Атака на «Шайтанские аяты», хоть и породила множество заголовков, была направлена на скромную цель, и поэтому трудно было убедить людей, что это событие необычайной важности, требующее исключительных ответных мер. На протяжении своего долгого пути по мировым коридорам власти ему раз на разом приходилось разъяснять суть дела. Серьезный писатель написал серьезную книгу. Бешеный и угрожающий отклик на нее есть террористический акт, которому необходимо дать отпор. Но ведь книга оскорбила многих людей, разве нет? Возможно, но атака на книгу, ее автора, издателей, переводчиков и книготорговцев — оскорбление куда большего масштаба. Итак, посеяв смуту, он обеспокоен ее последствиями для него самого и хочет, чтобы мировые лидеры защитили его право быть смутьяном?

В XVII веке в Англии Мэтью Хопкинс, главный «охотник на ведьм», разработал тест на ведьмовство. Обвиняемую утяжеляли камнями или привязывали к стулу, а затем бросали в реку или озеро. Плывет — значит, ведьма и заслуживает костра; утонула — значит, невинна.

Обвинение в ведьмовстве часто было равносильно обвинительному вердикту. А теперь испытанию был подвергнут он, и ему нужно было убедить мир, что не он преступник, что преступники — охотники на ведьм.

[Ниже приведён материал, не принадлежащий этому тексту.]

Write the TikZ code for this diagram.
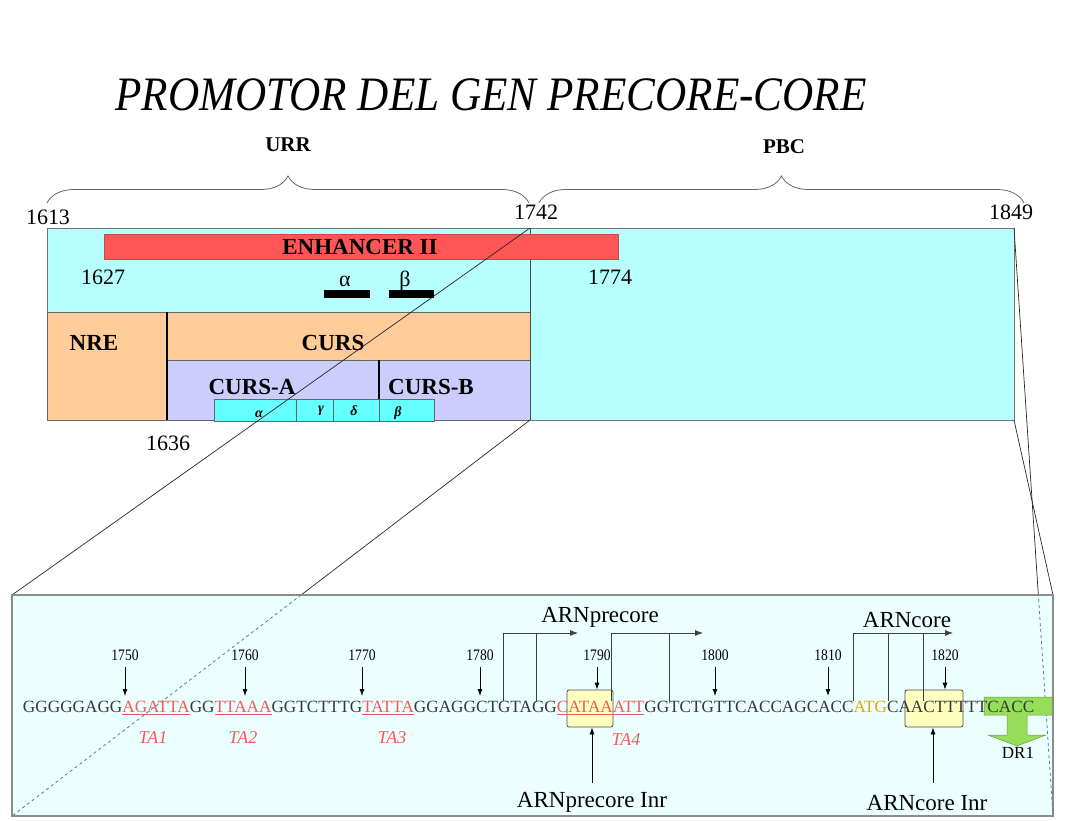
\documentclass[tikz,border=0pt]{standalone}
\usepackage{fontspec}
\usepackage{graphicx}
\setmainfont{Liberation Serif}
\usetikzlibrary{decorations.pathreplacing,arrows.meta,calc}

\definecolor{topcyan}{RGB}{183,255,255}
\definecolor{enh}{RGB}{255,85,85}
\definecolor{peach}{RGB}{255,204,153}
\definecolor{lav}{RGB}{204,204,255}
\definecolor{aqua}{RGB}{102,255,255}
\definecolor{lowbg}{RGB}{235,255,255}
\definecolor{ybox}{RGB}{255,255,190}
\definecolor{drgreen}{RGB}{150,222,90}
\definecolor{tared}{RGB}{245,90,90}
\definecolor{atgcol}{RGB}{225,170,0}
\definecolor{seqgray}{RGB}{55,55,55}
\definecolor{dashcol}{RGB}{80,130,140}

\newcommand{\fs}[1]{\fontsize{#1}{#1}\selectfont}
\newcommand{\pn}[1]{\scalebox{0.85}[1]{#1}}

\begin{document}
\begin{tikzpicture}[x=1pt,y=-1pt,
  boldlbl/.style={font=\fs{23}\bfseries, inner sep=0pt},
  numlbl/.style={font=\fs{22}, inner sep=0pt},
  seqtxt/.style={font=\fs{17.2}, inner sep=0pt, outer sep=0pt, anchor=base west, text=seqgray},
  tatxt/.style={font=\fs{18}\itshape, text=tared, inner sep=0pt},
  posn/.style={font=\fs{16}, inner sep=0pt},
  ptr/.style={-{Latex[length=7pt,width=5pt]}, black, line width=0.8pt},
  brk/.style={draw=black!75, line width=0.8pt},
  bigl/.style={font=\fs{23}, inner sep=0pt},
  link/.style={draw=black!85, line width=0.7pt},
  dlink/.style={draw=dashcol, dashed, line width=0.8pt},
  bracey/.style={draw=black!60, line width=0.8pt, decorate, decoration={brace, amplitude=27pt}},
  ybx/.style={draw=black!70, fill=ybox, rounded corners=2pt, line width=0.8pt, inner sep=0pt},
  smallg/.style={font=\fs{14}\bfseries\itshape, inner sep=0pt}
]
\useasboundingbox (0,0) rectangle (1074,821);

% ---------- title ----------
\node (title) at (491,95) {\fs{48}\itshape\scalebox{0.9}[1]{PROMOTOR DEL GEN PRECORE-CORE}};

% ---------- braces ----------
\coordinate (urrL) at (47,203);
\coordinate (urrR) at (529,203);
\coordinate (pbcL) at (539,203);
\coordinate (pbcR) at (1024,203);
\draw[bracey] (urrL) -- (urrR);
\draw[bracey] (pbcL) -- (pbcR);
\node[boldlbl,font=\fs{21}\bfseries] (urr) at (288,145) {URR};
\node[boldlbl,font=\fs{21}\bfseries] (pbc) at (784,147) {PBC};

\node[numlbl] (n1613) at (48,217) {1613};
\node[numlbl] (n1742) at (536,212) {1742};
\node[numlbl] (n1849) at (1011,212) {1849};

% ---------- top map ----------
\coordinate (tl) at (530,228);
\coordinate (bl) at (530,420);
\coordinate (tr) at (1014,228);
\coordinate (br) at (1014,420);
\filldraw[fill=topcyan, draw=black!55, line width=0.7pt] (47,228) rectangle (br);
\filldraw[fill=peach, draw=black!60, line width=0.7pt] (47,312) rectangle (167,420);
\filldraw[fill=peach, draw=black!60, line width=0.7pt] (167,312) rectangle (530,360);
\filldraw[fill=lav, draw=black!60, line width=0.7pt] (167,360) rectangle (bl);
\draw[black!70, line width=0.8pt] (tl) -- (bl);
\filldraw[fill=aqua, draw=black!60, line width=0.6pt] (214,399) rectangle (434,421);
\draw[black!60, line width=0.6pt] (296,399) -- (296,421) (333,399) -- (333,421) (379,399) -- (379,421);
\draw[black, line width=2.6pt] (167,312) -- (167,420);
\draw[black, line width=2.6pt] (379,360) -- (379,399);
\filldraw[fill=enh, draw=enh!80!black, line width=0.6pt] (104,234) rectangle (618,259);
\fill[black] (324,290) rectangle (370,298);
\fill[black] (389,290) rectangle (434,298);

\node[boldlbl] (enhl) at (360,247) {ENHANCER II};
\node[numlbl] (n1627) at (103,277) {1627};
\node[numlbl] (n1774) at (610,277) {1774};
\node[numlbl,anchor=base] (alph) at (345,287) {α};
\node[numlbl,anchor=base] (bet) at (405,287) {β};
\node[boldlbl] (nre) at (94,343) {NRE};
\node[boldlbl] (curs) at (333,343) {CURS};
\node[boldlbl] (cursa) at (252,387) {CURS-A};
\node[boldlbl] (cursb) at (431,387) {CURS-B};
\node[smallg] (sa) at (259,414) {α};
\node[smallg] (sg) at (321,411) {γ};
\node[smallg] (sd) at (354,411) {δ};
\node[smallg] (sb) at (398,413) {β};
\node[numlbl] (n1636) at (168,443) {1636};

% ---------- lower box ----------
\coordinate (LTL) at (12,595);
\coordinate (LBL) at (12,816);
\coordinate (LTR) at (1053,595);
\coordinate (LBR) at (1053,816);

\draw[link] (tl) -- (LTL);
\draw[link] (bl) -- (LBL);
\draw[link] (br) -- (LTR);
\draw[link] (tr) -- (LBR);

\filldraw[fill=lowbg, draw=black!45, line width=1.8pt] (LTL) rectangle (LBR);
\begin{scope}
  \clip (LTL) rectangle (LBR);
  \draw[dlink] (bl) -- (LBL);
  \draw[dlink] (tr) -- (LBR);
\end{scope}

% highlight boxes
\node[ybx, minimum width=46pt, minimum height=37pt] (yb1) at (590,708.5) {};
\node[ybx, minimum width=58pt, minimum height=37pt] (yb2) at (934,708.5) {};
\filldraw[fill=drgreen, draw=drgreen!70!black, line width=0.5pt]
  (984,697) -- (1052,697) -- (1052,715) -- (1027,715) -- (1027,735) -- (1046,735)
  -- (1017,746) -- (988,735) -- (1007,735) -- (1007,715) -- (984,715) -- cycle;

% sequence
\node[seqtxt] (s1) at (23,712) {GGGGGAGG};
\node[seqtxt, text=tared] (s2) at (s1.base east) {AGATTA};
\node[seqtxt] (s3) at (s2.base east) {GG};
\node[seqtxt, text=tared] (s4) at (s3.base east) {TTAAA};
\node[seqtxt] (s5) at (s4.base east) {GGTCTTTG};
\node[seqtxt, text=tared] (s6) at (s5.base east) {TATTA};
\node[seqtxt] (s7) at (s6.base east) {GGAGGCTGTAGG};
\node[seqtxt, text=tared] (s8) at (s7.base east) {CATAAATT};
\node[seqtxt] (s9) at (s8.base east) {GGTCTGTTCACCAGCACC};
\node[seqtxt, text=atgcol] (s10) at (s9.base east) {ATG};
\node[seqtxt] (s11) at (s10.base east) {CAACTTT};
\node[seqtxt] (s12) at (s11.base east) {TTCACC};
\foreach \s in {s2,s4,s6,s8}
  \draw[tared, line width=0.8pt] ([yshift=-2pt]\s.base west) -- ([yshift=-2pt]\s.base east);

% TA labels
\node[tatxt] (ta1) at (153,738) {TA1};
\node[tatxt] (ta2) at (243,738) {TA2};
\node[tatxt] (ta3) at (392,738) {TA3};
\node[tatxt] (ta4) at (626,740) {TA4};

% position marks
\foreach \p/\x in {1750/125,1760/245,1770/362,1780/480,1800/715,1810/828}{
  \node[posn] (p\p) at (\x,655) {\pn{\p}};
  \coordinate (q\p) at (\x,696);
  \draw[ptr] (p\p.south) ++(0,6) -- (q\p);
}
\node[posn] (p1790) at (597,655) {\pn{1790}};
\draw[ptr] (p1790.south) ++(0,6) -- (p1790.south |- yb1.north);
\node[posn] (p1820) at (945,655) {\pn{1820}};
\draw[ptr] (p1820.south) ++(0,6) -- (p1820.south |- yb2.north);

% transcription start brackets
\node[bigl] (arnp) at (600,617) {ARNprecore};
\node[bigl] (arnc) at (907,620) {ARNcore};
\coordinate (b1a) at (503,633); \coordinate (b1b) at (578,633); \coordinate (b1c) at (536,633);
\coordinate (b2a) at (611,633); \coordinate (b2b) at (703,633); \coordinate (b2c) at (669,633);
\coordinate (b3a) at (853,633); \coordinate (b3b) at (953,633); \coordinate (b3c) at (888,633); \coordinate (b3d) at (923,633);
\draw[brk, -{Latex[length=8pt,width=6pt]}] (b1a |- s1.north) -- (b1a) -- (b1b);
\draw[brk] (b1c) -- (b1c |- s1.north);
\draw[brk, -{Latex[length=8pt,width=6pt]}] (b2a |- s1.north) -- (b2a) -- (b2b);
\draw[brk] (b2c) -- (b2c |- s1.north);
\draw[brk, -{Latex[length=8pt,width=6pt]}] (b3a |- s1.north) -- (b3a) -- (b3b);
\draw[brk] (b3c) -- (b3c |- s1.north);
\draw[brk] (b3d) -- (b3d |- s1.north);

% Inr labels
\node[bigl] (inrp) at (592,802) {ARNprecore Inr};
\node[bigl] (inrc) at (927,803) {ARNcore Inr};
\coordinate (ap) at (592,783);
\coordinate (ac) at (933,783);
\draw[ptr] (ap) -- (ap |- yb1.south);
\draw[ptr] (ac) -- (ac |- yb2.south);

\node[font=\fs{17}, inner sep=0pt] (dr1) at (1018,753) {DR1};
\end{tikzpicture}
\end{document}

Происходило нечто новое: набирала силу новая нетерпимость. Она распространялась по земле, но никто не хотел этого видеть. Чтобы слепым было легче оставаться слепыми, изобрели новое словечко: исламофобия. Если ты критикуешь крикливую воинственность этой религии в ее нынешнем воплощении — значит, ты мракобес. Человек, страдающий фобией, склонен к крайним и иррациональным суждениям, поэтому он во всем и виноват — он, а не система верований, гордо заявляющая, что у нее более миллиарда адептов по всему миру. Миллиард верующих не может ошибаться, так что их критики — вот кто не прав, вот кто зря брызжется слюной. С каких это пор, хотелось ему знать, иррациональным стали считать отрицательное отношение к религии, к любой религии, пусть даже и резко отрицательное к ней ношение? С каких это пор разум начали изображать как неразумие? С каких это пор сказки, внушенные суеверным людям, стоят выше критики, выше сатиры? Религия не раса. Религия — это идея, а идеи держатся (или рушатся) потому, что они достаточно сильны (или слишком слабы) чтобы противостоять критике, они не могут держаться за счет того, что отгорожены от нее. Сильные идеи приветствуют инакомыслие. «Тот, кто борется с нами, укрепляет наши нервы и оттачивает наше умение, — писал Эдмунд Берк[150]. — Противник — он же и помощник». Только слабые и склонные к авторитаризму отворачиваются от своих оппонентов, шельмуют их, а иной раз не прочь причинить им вред.